Oh, das könnte man dann auch noch wiederum anders beleuchten. Das eine ist ohne das andere nichts… Ich persönlich halte Liebe für ein stärkeres und gesünderes Gefühl. Wenn man die Natur liebt, wird man ihr nichts antun, wenn man die Menschen liebt, wird man sie nicht töten wollen… Liebe mit Vernunft, Sanftmut und klugen Worten, gegen das Widerwärtige eingesetzt, ist in meinen Augen mächtiger als Hass. Hass schürt nur Ängste und neue Wut. Letzlich vielleicht alles eine difinitions Sache. 🙂 Was aber nicht sagen soll, ich fände Deine Ansätze unsinnig, im Gegenteil, ein interessanter Denkanstoß.
Tja, Liebe. Mein primäres Gefühl an dem ich mich orientiere ist HASS! Oh Gott, oh Gott, müsste man da jetzt sagen, aber … flach atmen! Keine Panik! Alles ist gut.

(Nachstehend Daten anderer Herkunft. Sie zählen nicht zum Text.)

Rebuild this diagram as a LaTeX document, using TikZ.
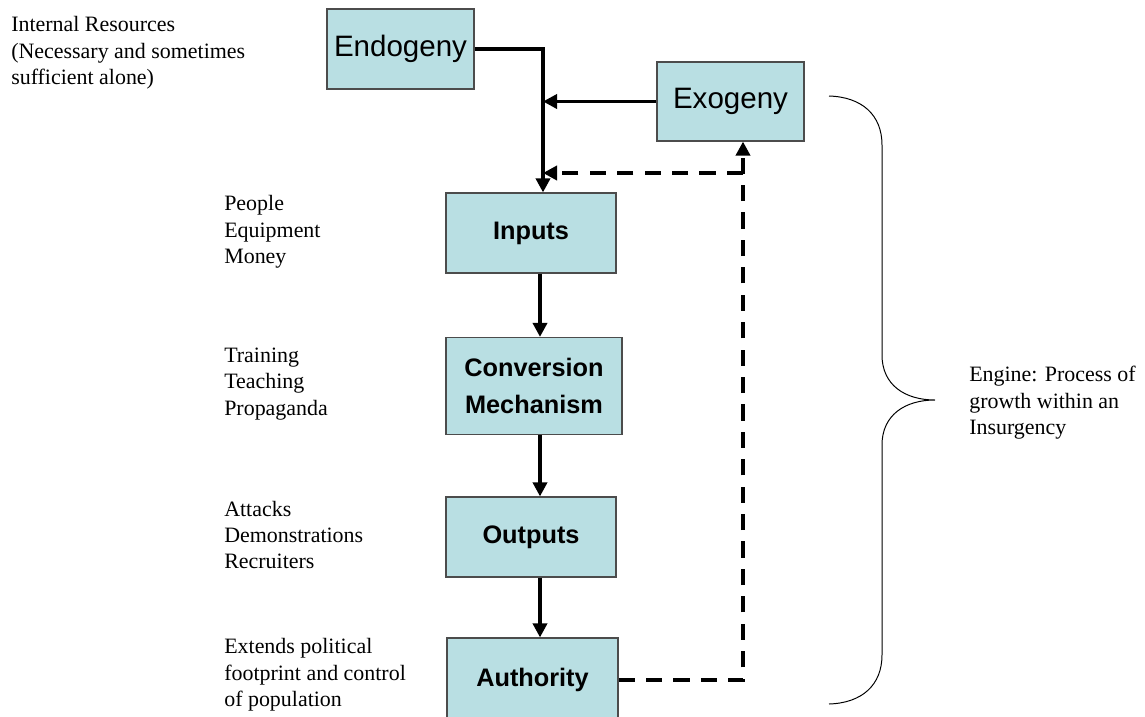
\documentclass[tikz,border=0pt]{standalone}
\usepackage{fontspec}
\setmainfont{Liberation Serif}
\setsansfont{Liberation Sans}
\usetikzlibrary{arrows.meta}
\definecolor{boxfill}{RGB}{185,223,227}

\begin{document}
\begin{tikzpicture}[x=0.025cm,y=-0.025cm,
    box/.style={draw=black!70,line width=0.8pt,fill=boxfill,inner sep=0pt,align=center,
      minimum width=3.675cm,minimum height=2cm,font=\sffamily\fontsize{21}{25}\selectfont},
    stage/.style={box,minimum width=4.25cm,font=\sffamily\bfseries\fontsize{18}{26}\selectfont},
    note/.style={anchor=west,align=left,inner sep=0pt,font=\fontsize{15.6}{18.8}\selectfont},
    flow/.style={line width=2.6pt,-{Triangle[length=10pt,width=10pt]}},
    feedback/.style={flow,dash pattern=on 11.5pt off 8pt}]
  \useasboundingbox (0,0) rectangle (1145,717);
  % Guide lines
  \coordinate (spine) at (543,0);
  \coordinate (drop) at (540,0);
  \coordinate (loop) at (743,173);
  % Boxes
  \node[box] (endo) at (400.5,49) {Endogeny};
  \node[box,minimum height=1.975cm] (exo) at (730.5,101.5) {Exogeny};
  \node[stage] (inputs) at (531,233) {Inputs};
  \node[stage,minimum width=4.4cm,minimum height=2.425cm] (conv) at (534,386) {Conversion\\Mechanism};
  \node[stage] (outputs) at (531,537) {Outputs};
  \node[stage,minimum width=4.275cm,minimum height=2.1cm] (auth) at (532.5,680) {Authority};
  % Side notes
  \node[note] (internal) at (11,53) {Internal Resources\\(Necessary and sometimes\\sufficient alone)};
  \node[note] (inlist) at (224,232) {People\\Equipment\\Money};
  \node[note] (convlist) at (224,384) {Training\\Teaching\\Propaganda};
  \node[note] (outlist) at (224,535) {Attacks\\Demonstrations\\Recruiters};
  \node[note] (authlist) at (224,675) {Extends political\\footprint and control\\of population};
  \node[note] (engine) at (969,403) {Engine: Process of\\growth within an\\Insurgency};
  % Arrows
  \draw[flow] (endo.east) -| (inputs.north -| spine);
  \draw[flow] (exo.west) -- (exo.west -| spine);
  \draw[flow] (inputs.south -| drop) -- (conv.north -| drop);
  \draw[flow] (conv.south -| drop) -- (outputs.north -| drop);
  \draw[flow] (outputs.south -| drop) -- (auth.north -| drop);
  % Feedback loop
  \draw[feedback] (auth.east) -| (exo.south -| loop);
  \draw[feedback] (loop) -- (loop -| spine);
  % Brace
  \draw[line width=0.7pt] (829,96) .. controls (862,97) and (882,115) .. (882,145) -- (882,355)
    .. controls (882,385) and (905,400) .. (935,400)
    .. controls (905,400) and (882,415) .. (882,445) -- (882,655)
    .. controls (882,685) and (862,703) .. (829,704);
\end{tikzpicture}
\end{document}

Seit ich (für mich) geschnallt habe, dass Liebe zu den schwächsten und verletzbarsten menschlichen Neigungen gehört und unterm Stich zu fast nichts zu gebrauchen ist, musste ich dieses Sinnloch (ich bin nämlich Sinnkontinent) ja irgendwie füllen und da habe ich mich gefragt:
– Meine Liebe für den Frieden nutzt nichts, ist Hass gegen den Krieg nicht viel besser?
– Meine Liebe zur Natur nutzt nichts, wie wäre es den Raubbau zu hassen?
– Meine Liebe zu Einigkeit und Recht und Freiheit bleibt ohne Effekt, wie wäre es mit Hass gegen den Mißbrauch unserer seit Jahrhunderten durch Menschleben erkauften z.B. christlichen Werte und Normen?
Ich ziehe aus der Abneigung gegen Wischiwaschitum und allgemeiner sozialer Verblödung einen Großteil meiner Kraft. Liebe kann sich nicht konzentrieren.
Unterhaltsam und doch tief.
Kurzweilig und eine originelle Idee.